= Abhartach =

Irish legend

Abhartach (/ga/; Irish for 'dwarf'), also Avartagh, is an early Irish legend, which was first collected in Patrick Weston Joyce's The Origin and History of Irish Names of Places (1870). The central figure bears many striking similarities to later ideas of vampires. Some 21st-century scholars have theorised that the legend may have served as an inspiration for Irish author Bram Stoker in his creation of Dracula.

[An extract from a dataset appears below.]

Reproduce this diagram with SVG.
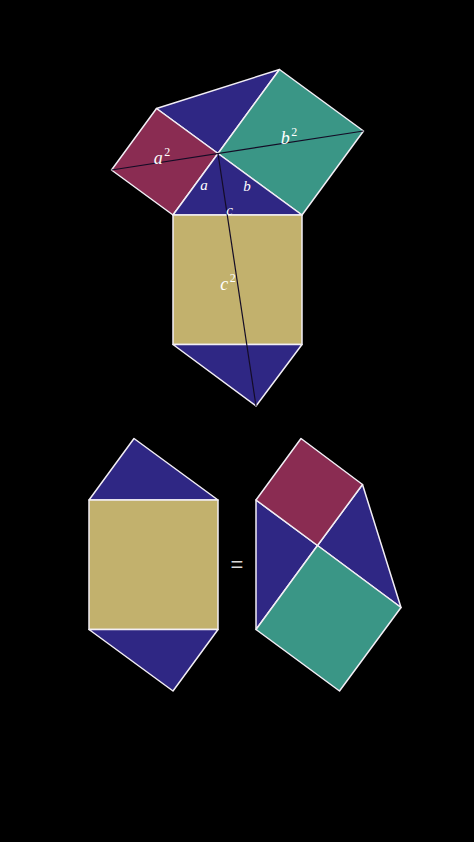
<svg xmlns="http://www.w3.org/2000/svg" width="474" height="842" viewBox="0 0 474 842">
<style>
.s{stroke:#f2eef5;stroke-width:1.5;stroke-linejoin:round}
.mar{fill:#8a2c52}
.blu{fill:#2f2784}
.tea{fill:#3a9686}
.yel{fill:#c2b16d}
.lbl{font-family:"Liberation Serif","DejaVu Serif",serif;font-style:italic;fill:#ffffff;text-anchor:middle}
.diag{stroke:#140c26;stroke-width:1.2;fill:none}
</style>
<rect width="474" height="842" fill="#000000"/>
<g id="top-figure">
  <g id="top-triangle-upper"><polygon class="blu s" points="218,153.5 156.5,108.5 279.5,69.5"/></g>
  <g id="square-a"><polygon class="mar s" points="218,153.5 173,215 111.5,170 156.5,108.5"/></g>
  <g id="square-b"><polygon class="tea s" points="218,153.5 302,215 363.5,131 279.5,69.5"/></g>
  <g id="triangle-abc"><polygon class="blu s" points="218,153.5 173,215 302,215"/></g>
  <g id="square-c"><polygon class="yel s" points="173,215 302,215 302,344.5 173,344.5"/></g>
  <g id="triangle-bottom"><polygon class="blu s" points="173,344.5 302,344.5 256,406"/></g>
</g>
<g id="connectors">
  <line class="diag" x1="111.5" y1="170" x2="363.5" y2="131"/>
  <line class="diag" x1="218" y1="153.5" x2="256" y2="406"/>
</g>
<g id="labels">
  <text class="lbl" x="162" y="164" font-size="18">a<tspan font-size="12" dx="1.5" dy="-8" font-style="normal">2</tspan></text>
  <text class="lbl" x="289" y="144" font-size="18">b<tspan font-size="12" dx="1.5" dy="-8" font-style="normal">2</tspan></text>
  <text class="lbl" x="204" y="190" font-size="15">a</text>
  <text class="lbl" x="247" y="191" font-size="15">b</text>
  <text class="lbl" x="229.5" y="215" font-size="15">c</text>
  <text class="lbl" x="228" y="290" font-size="18">c<tspan font-size="12" dx="1.5" dy="-8" font-style="normal">2</tspan></text>
</g>
<g id="left-figure">
  <g id="left-triangle-top"><polygon class="blu s" points="89,500 218,500 134,438.5"/></g>
  <g id="left-square-c"><polygon class="yel s" points="89,500 218,500 218,629.5 89,629.5"/></g>
  <g id="left-triangle-bottom"><polygon class="blu s" points="89,629.5 218,629.5 173,691"/></g>
</g>
<g id="equals"><text x="237" y="572" font-family="Liberation Sans, DejaVu Sans, sans-serif" font-size="22" fill="#d8d8d8" text-anchor="middle">=</text></g>
<g id="right-figure">
  <g id="right-triangle-left"><polygon class="blu s" points="256,500 256,629.5 317.5,545.5"/></g>
  <g id="right-triangle-right"><polygon class="blu s" points="317.5,545.5 362.5,484.5 401,607.5"/></g>
  <g id="right-square-a"><polygon class="mar s" points="256,500 301,438.5 362.5,484.5 317.5,545.5"/></g>
  <g id="right-square-b"><polygon class="tea s" points="317.5,545.5 401,607.5 339.5,691 256,629.5"/></g>
</g>
</svg>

In some accounts Abhartach is combined with the similarly named Abarta, a figure associated with Fionn mac Cumhaill.

==Legend==

There is a place in the parish of Errigal in Londonderry, called Slaghtaverty, but it ought to have been called Laghtaverty, the laght or sepulchral monument of the abhartach [avartagh] or dwarf (see p. 61, supra). This dwarf was a magician, and a dreadful tyrant, and after having perpetrated great cruelties on the people he was at last vanquished and slain by a neighbouring chieftain; some say by Fionn Mac Cumhail. He was buried in a standing posture, but the very next day he appeared in his old haunts, more cruel and vigorous than ever. And the chief slew him a second time and buried him as before, but again he escaped from the grave, and spread terror through the whole country. The chief then consulted a druid, and according to his directions, he slew the dwarf a third time, and buried him in the same place, with his head downwards; which subdued his magical power, so that he never again appeared on earth. The laght raised over the dwarf is still there, and you may hear the legend with much detail from the natives of the place, one of whom told it to me.
— Joyce, The Origin and History of Irish Names of Places

===Modern versions===
In some modern versions of the story Abhartach rises from his grave to drink the blood of his subjects, while the chieftain who slays the revenant is named as Cathain. The hero variously consults an early Christian saint instead of a druid, and is told that Abhartach is one of the neamh-mairbh, or walking dead, and that he can only be restrained by killing him with a sword made of yew wood, burying him upside down, surrounding his grave with thorns, and placing a large stone on top of the grave.

==Alternative origin of Dracula==
Since 1958, it has been frequently claimed that the vampiric antagonist of Bram Stoker's novel Dracula was extensively based on the person of Vlad III, Voivode of Wallachia, also known as Vlad Țepeș ('the Impaler') after his favoured method of punishment and execution. This theory was the central theme of Radu Florescu and Raymond McNally's best-selling 1972 book, In Search of Dracula, and the notion that Vlad III and Count Dracula are one and the same has been used in a number of cinematic adaptations of the novel.

In 1998, however, Elizabeth Miller published an essay in her book, Dracula: The Shade and the Shadow, which challenged this notion. She pointed out that Stoker's research notes for Dracula do not indicate that he had detailed biographical knowledge of Vlad III. She also explained that while Stoker copied some information from William Wilkinson's An Account of the Principalities of Wallachia and Moldavia regarding Vlad III's patronymic, his campaign against the Turks, and his treasonous brother (Radu III, incorrectly named by Wilkinson as "Bladus"), no current evidence supports the assertion that Stoker had information regarding Vlad III's reputation for cruelty, his use of impalement as a punishment, or even his full name.

An alternative inspiration for Stoker's story was put forward by Bob Curran, lecturer in Celtic History and Folklore at the University of Ulster, Coleraine, in the Summer 2000 edition of History Ireland, a history magazine based in Ireland. He suggested that Stoker may have derived his inspiration from the legend of Abhartach. Curran is also the author of Vampires: A Field Guide to the Creatures That Stalk the Night (2005), which recounts a more detailed version of the legend than that collected by Weston.

==Recent folklore==
Abhartach's grave is known as Slaghtaverty Dolmen and locally as "The Giant's Grave". It comprises a large rock and two smaller rocks under a hawthorn. The dolmen is in the townland of Slaghtaverty (Sleacht Aibheartaigh), just north of Maghera in County Londonderry, Northern Ireland.

==Modern depictions==
Abhartach serves as the antagonist in the 2021 Irish film Boys from County Hell, which depicts him as a tall vampire-like figure. The Abhartach of the film can drain people of their blood just by being within a certain proximity of them and was famously defeated by the chieftain Ó Catháin.